DATA EXTRACT:
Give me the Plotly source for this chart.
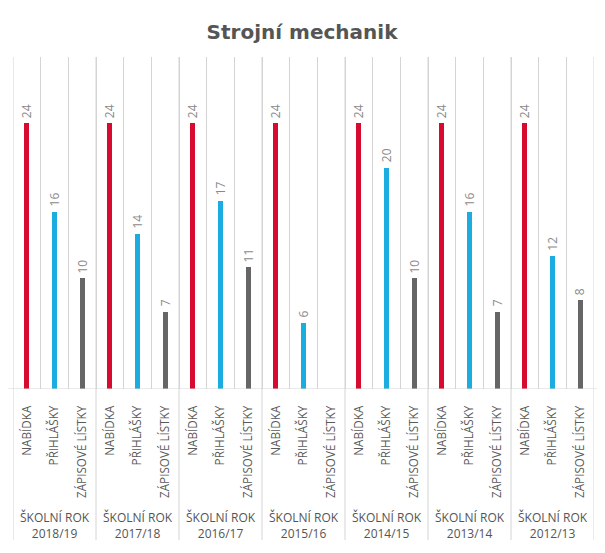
import plotly.graph_objects as go

years = ["2018/19", "2017/18", "2016/17", "2015/16", "2014/15", "2013/14", "2012/13"]
series_names = ["NABÍDKA", "PŘIHLÁŠKY", "ZÁPISOVÉ LÍSTKY"]
nabidka = [24, 24, 24, 24, 24, 24, 24]
prihlasky = [16, 14, 17, 6, 20, 16, 12]
zapisove = [10, 7, 11, None, 10, 7, 8]
colors = ["#D70A30", "#1BADE0", "#666666"]
group_prefix = "ŠKOLNÍ ROK"

series = [nabidka, prihlasky, zapisove]
n_groups = len(years)
n_series = len(series)
n_slots = n_groups * n_series

fig = go.Figure()
annotations = []
for k, (name, vals, col) in enumerate(zip(series_names, series, colors)):
    xs = [g * n_series + k + 0.5 for g in range(n_groups)]
    fig.add_trace(go.Bar(
        x=xs, y=vals, name=name, width=0.19,
        marker=dict(color=col, line=dict(width=0)),
        showlegend=False, hoverinfo="x+y",
    ))
    for x, v in zip(xs, vals):
        if v is None:
            continue
        annotations.append(dict(
            x=x, y=v, xref="x", yref="y", text=str(v), showarrow=False,
            textangle=-90, xanchor="center", yanchor="bottom", yshift=3,
            font=dict(family="Open Sans", size=12, color="#8a8a8a")))

tickvals = [i + 0.5 for i in range(n_slots)]
ticktext = [series_names[i % n_series] for i in range(n_slots)]

shapes = []
for g in range(n_groups + 1):
    shapes.append(dict(type="line", xref="x", yref="paper",
                       x0=g * n_series, x1=g * n_series, y0=-0.455, y1=1,
                       line=dict(color="#d4d4d4", width=1)))
shapes.append(dict(type="line", xref="paper", yref="y", x0=-0.02, x1=1.02,
                   y0=0, y1=0, line=dict(color="#d4d4d4", width=1)))

for g, yr in enumerate(years):
    annotations.append(dict(
        x=g * n_series + n_series / 2, xref="x", y=-0.41, yref="paper",
        text=f"{group_prefix}<br>{yr}", showarrow=False,
        font=dict(family="Open Sans", size=12, color="#555555"),
        xanchor="center", yanchor="middle", align="center"))

fig.update_layout(
    width=605, height=553,
    margin=dict(l=5, r=19, t=49, b=172),
    paper_bgcolor="white", plot_bgcolor="white",
    title=dict(text="<b>Strojní mechanik</b>", x=(302 - 8) / 605, xanchor="center",
               y=1 - 24 / 553, yanchor="middle",
               font=dict(family="DejaVu Sans", size=20, color="#555555")),
    bargap=0,
    shapes=shapes, annotations=annotations,
    xaxis=dict(range=[0, n_slots], tickmode="array", tickvals=tickvals,
               ticktext=ticktext, tickangle=-90, showgrid=False,
               automargin=False,
               ticks="outside", ticklen=11, tickcolor="rgba(0,0,0,0)",
               tickfont=dict(family="Open Sans", size=11.7, color="#5a5a5a"),
               showline=False, zeroline=False,
               minor=dict(tickmode="linear", tick0=0, dtick=1, showgrid=True,
                          gridcolor="#d4d4d4", gridwidth=1)),
    yaxis=dict(range=[0, 30], showgrid=False, zeroline=False,
               showticklabels=False, visible=False, automargin=False),
)

fig.write_html("out.html")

WHAT THE TASK REQUIRES: Write out, word for word, the lines from the start of the data through the one holding "n_slots = n_groups * n_series". Omit pictures.

TASK OUTPUT:
Give me the Plotly source for this chart.
import plotly.graph_objects as go

years = ["2018/19", "2017/18", "2016/17", "2015/16", "2014/15", "2013/14", "2012/13"]
series_names = ["NABÍDKA", "PŘIHLÁŠKY", "ZÁPISOVÉ LÍSTKY"]
nabidka = [24, 24, 24, 24, 24, 24, 24]
prihlasky = [16, 14, 17, 6, 20, 16, 12]
zapisove = [10, 7, 11, None, 10, 7, 8]
colors = ["#D70A30", "#1BADE0", "#666666"]
group_prefix = "ŠKOLNÍ ROK"

series = [nabidka, prihlasky, zapisove]
n_groups = len(years)
n_series = len(series)
n_slots = n_groups * n_series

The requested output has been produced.